Furthermore, UNIS Geneva provides services for press conferences and briefings held by organisations of the United Nations system based in Geneva, including the International Labour Organization (ILO), the International Telecommunication Union (ITU), the Office for the Coordination of Humanitarian Affairs (OCHA), the Office of the United Nations High Commissioner for Human Rights (OHCHR), the Office of the United Nations High Commissioner for Refugees (UNHCR), the World Health Organization (WHO), the World Intellectual Property Organization (WIPO), the World Meteorological Organization (WMO), the United Nations Conference on Trade and Development (UNCTAD), and the United Nations Economic Commission for Europe (UNECE).

==Guided tours==

UNIS Geneva is also responsible for guided tours of the Palais des Nations, which is the headquarters of the United Nations Office at Geneva, with over 100,000 visitors each year.

The tour of the Palais des Nations - built in the 1930s for the League of Nations - includes meeting rooms such as the Assembly Hall, the Human Rights and Alliance of Civilizations Room, the Salle des Pas Perdus, and the Council Chamber.

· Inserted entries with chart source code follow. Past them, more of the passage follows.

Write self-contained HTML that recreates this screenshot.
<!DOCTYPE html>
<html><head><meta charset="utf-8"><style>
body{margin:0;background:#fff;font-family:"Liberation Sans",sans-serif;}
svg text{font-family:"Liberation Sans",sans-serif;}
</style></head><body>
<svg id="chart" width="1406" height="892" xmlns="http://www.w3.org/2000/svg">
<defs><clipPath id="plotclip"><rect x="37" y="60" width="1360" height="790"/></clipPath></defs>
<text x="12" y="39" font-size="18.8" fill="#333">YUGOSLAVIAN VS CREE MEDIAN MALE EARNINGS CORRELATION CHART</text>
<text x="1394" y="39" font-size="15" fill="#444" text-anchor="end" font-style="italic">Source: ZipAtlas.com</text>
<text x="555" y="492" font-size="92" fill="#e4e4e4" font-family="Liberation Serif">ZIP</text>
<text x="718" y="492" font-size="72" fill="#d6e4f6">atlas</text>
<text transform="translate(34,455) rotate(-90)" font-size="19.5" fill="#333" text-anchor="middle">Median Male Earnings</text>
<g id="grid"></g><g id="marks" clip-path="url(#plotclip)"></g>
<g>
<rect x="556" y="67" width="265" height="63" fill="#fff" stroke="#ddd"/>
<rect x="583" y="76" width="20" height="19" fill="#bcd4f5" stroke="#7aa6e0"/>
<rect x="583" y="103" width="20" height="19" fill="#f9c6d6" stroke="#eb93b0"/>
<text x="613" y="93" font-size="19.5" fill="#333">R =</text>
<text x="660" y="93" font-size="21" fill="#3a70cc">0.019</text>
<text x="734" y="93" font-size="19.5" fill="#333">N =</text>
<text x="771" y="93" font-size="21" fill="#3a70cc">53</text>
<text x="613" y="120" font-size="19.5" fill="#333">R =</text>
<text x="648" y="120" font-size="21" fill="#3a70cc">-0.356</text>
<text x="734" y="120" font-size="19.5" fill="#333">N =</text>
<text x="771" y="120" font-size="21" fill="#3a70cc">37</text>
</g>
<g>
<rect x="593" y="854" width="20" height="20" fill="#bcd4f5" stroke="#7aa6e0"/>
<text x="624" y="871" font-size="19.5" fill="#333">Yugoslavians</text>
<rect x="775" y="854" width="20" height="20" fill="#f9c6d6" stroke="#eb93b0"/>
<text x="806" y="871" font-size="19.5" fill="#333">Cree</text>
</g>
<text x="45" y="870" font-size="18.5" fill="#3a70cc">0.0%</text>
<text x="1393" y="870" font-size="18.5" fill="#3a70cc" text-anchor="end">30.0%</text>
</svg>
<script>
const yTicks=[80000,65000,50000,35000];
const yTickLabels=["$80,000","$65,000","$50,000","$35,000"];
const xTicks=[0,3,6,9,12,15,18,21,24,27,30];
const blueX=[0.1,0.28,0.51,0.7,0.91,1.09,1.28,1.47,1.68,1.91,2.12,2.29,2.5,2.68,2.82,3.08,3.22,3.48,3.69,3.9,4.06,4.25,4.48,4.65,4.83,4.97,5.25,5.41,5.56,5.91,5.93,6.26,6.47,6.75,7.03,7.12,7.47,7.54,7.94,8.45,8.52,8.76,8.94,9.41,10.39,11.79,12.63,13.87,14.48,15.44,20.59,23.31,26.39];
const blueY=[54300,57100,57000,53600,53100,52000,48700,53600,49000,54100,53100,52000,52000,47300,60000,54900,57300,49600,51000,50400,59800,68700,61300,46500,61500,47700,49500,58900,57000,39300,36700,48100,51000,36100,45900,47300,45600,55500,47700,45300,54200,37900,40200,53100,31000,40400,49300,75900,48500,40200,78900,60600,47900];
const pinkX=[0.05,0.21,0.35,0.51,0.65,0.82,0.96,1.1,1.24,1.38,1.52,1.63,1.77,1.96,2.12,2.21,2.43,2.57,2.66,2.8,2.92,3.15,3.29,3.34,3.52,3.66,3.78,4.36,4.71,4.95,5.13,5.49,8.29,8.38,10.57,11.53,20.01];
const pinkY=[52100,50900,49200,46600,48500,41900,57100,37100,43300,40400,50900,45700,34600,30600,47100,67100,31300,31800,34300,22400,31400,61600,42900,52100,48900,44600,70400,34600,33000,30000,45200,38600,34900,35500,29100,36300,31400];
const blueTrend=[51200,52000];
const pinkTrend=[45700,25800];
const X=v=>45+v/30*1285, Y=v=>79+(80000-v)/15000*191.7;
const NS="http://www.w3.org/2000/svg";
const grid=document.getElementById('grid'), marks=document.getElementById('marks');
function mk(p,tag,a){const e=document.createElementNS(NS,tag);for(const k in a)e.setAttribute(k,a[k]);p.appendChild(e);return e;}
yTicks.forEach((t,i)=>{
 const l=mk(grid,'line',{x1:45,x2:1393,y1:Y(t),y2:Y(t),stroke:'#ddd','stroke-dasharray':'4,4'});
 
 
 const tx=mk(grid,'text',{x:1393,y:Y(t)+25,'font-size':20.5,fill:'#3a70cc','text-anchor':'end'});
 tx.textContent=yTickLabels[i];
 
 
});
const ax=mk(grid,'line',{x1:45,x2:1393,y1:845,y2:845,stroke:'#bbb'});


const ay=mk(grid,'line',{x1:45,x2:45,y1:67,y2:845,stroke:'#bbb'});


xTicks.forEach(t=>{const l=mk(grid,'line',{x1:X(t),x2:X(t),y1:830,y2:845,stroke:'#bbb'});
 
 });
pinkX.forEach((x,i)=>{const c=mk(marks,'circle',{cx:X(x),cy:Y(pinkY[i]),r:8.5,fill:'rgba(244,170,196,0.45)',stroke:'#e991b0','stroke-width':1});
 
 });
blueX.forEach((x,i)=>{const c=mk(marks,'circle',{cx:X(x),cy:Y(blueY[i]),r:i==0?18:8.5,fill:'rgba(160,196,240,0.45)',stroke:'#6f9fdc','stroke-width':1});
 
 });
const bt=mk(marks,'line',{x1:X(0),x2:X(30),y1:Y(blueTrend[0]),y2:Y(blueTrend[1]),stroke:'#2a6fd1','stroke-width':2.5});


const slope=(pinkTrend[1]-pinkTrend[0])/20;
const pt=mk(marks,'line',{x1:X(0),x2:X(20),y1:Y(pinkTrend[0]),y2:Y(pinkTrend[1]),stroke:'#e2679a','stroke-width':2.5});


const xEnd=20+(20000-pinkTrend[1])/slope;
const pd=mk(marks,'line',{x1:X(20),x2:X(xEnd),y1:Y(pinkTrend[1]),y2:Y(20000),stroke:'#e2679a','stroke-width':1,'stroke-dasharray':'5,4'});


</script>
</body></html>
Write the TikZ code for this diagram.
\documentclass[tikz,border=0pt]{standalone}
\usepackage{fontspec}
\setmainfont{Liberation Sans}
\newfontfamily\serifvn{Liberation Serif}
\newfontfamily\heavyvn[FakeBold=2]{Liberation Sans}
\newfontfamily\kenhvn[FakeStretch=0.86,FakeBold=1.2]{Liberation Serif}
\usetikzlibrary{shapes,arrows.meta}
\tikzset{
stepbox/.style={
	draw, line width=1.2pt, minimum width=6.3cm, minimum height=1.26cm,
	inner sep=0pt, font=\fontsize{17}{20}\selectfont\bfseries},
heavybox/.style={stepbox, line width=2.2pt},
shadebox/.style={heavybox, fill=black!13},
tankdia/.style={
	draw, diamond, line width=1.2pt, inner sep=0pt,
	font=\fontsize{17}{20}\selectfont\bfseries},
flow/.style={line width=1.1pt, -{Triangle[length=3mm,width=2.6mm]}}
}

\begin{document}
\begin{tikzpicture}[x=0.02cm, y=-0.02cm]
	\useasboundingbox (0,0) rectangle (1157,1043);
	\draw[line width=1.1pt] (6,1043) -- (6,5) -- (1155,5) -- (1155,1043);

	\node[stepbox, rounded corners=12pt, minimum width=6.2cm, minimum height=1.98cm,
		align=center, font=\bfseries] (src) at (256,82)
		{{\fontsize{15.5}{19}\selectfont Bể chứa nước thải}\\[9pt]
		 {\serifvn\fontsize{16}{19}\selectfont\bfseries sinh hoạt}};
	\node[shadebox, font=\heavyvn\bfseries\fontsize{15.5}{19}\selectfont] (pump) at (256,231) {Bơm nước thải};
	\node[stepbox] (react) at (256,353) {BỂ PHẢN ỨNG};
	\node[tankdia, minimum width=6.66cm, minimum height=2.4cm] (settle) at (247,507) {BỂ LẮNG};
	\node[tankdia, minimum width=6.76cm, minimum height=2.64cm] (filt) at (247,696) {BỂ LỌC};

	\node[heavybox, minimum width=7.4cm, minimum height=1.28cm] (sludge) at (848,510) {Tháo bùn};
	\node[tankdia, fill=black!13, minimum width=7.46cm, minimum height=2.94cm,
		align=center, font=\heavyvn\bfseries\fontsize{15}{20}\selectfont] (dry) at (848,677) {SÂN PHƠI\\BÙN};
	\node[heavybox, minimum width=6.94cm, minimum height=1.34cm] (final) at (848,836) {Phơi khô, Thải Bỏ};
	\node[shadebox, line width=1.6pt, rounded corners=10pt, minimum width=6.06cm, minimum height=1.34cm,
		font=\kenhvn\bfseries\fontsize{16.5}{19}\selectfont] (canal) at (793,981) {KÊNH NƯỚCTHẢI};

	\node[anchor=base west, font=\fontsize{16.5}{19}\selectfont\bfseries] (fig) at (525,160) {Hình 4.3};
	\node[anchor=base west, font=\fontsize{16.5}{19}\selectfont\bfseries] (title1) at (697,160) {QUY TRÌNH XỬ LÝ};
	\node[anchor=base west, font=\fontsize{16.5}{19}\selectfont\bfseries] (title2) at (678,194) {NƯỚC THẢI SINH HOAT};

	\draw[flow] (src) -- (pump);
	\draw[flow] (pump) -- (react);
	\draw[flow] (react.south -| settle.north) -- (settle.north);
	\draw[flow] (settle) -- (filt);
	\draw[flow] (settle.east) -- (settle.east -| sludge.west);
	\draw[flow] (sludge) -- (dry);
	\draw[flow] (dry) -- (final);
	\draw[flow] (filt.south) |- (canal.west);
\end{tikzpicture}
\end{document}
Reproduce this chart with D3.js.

==Information programmes==

The UN Information Service at Geneva offers lectures by UN staff members on the UN in general and the work of the Geneva-based specialized agencies. The information programmes are prepared for groups coming from all parts of the world and composed of university students, diplomats, public servants and representatives of non-governmental organizations or other associations. The themes of the programmes range from human rights and humanitarian affairs to disarmament and peacekeeping operations.

The Information Service at Geneva also holds a graduate study programme each year during the first three weeks of July, providing an opportunity for postgraduate students from all over the world to deepen their understanding of the United Nations and its related agencies through first-hand observation and study at the United Nations Office at Geneva.

==Information centres==
The United Nations Information Centres (UNICs) system was established in 1946. It currently operates in 63 countries through its regional centers which are known as United Nations Regional Information Centres (UNRIC). Its headquarters is located in New York. The UNIC's operations are directed by the United Nations Department of Global Communications (DGC).

UNICs are established to bridge communication gaps between the United Nations and the people of the world. They provide a wide scope of media outreach to raise and spread the voice of the United Nations, as well as to increase public awareness of the United Nations system globally. The regional centres disseminate United Nations news and issues to the people by translating them into regional languages. They also organize events, memorial days, national and international days to increase awareness through various activities including competition for drawing, sports, art, and craft in thematic manners.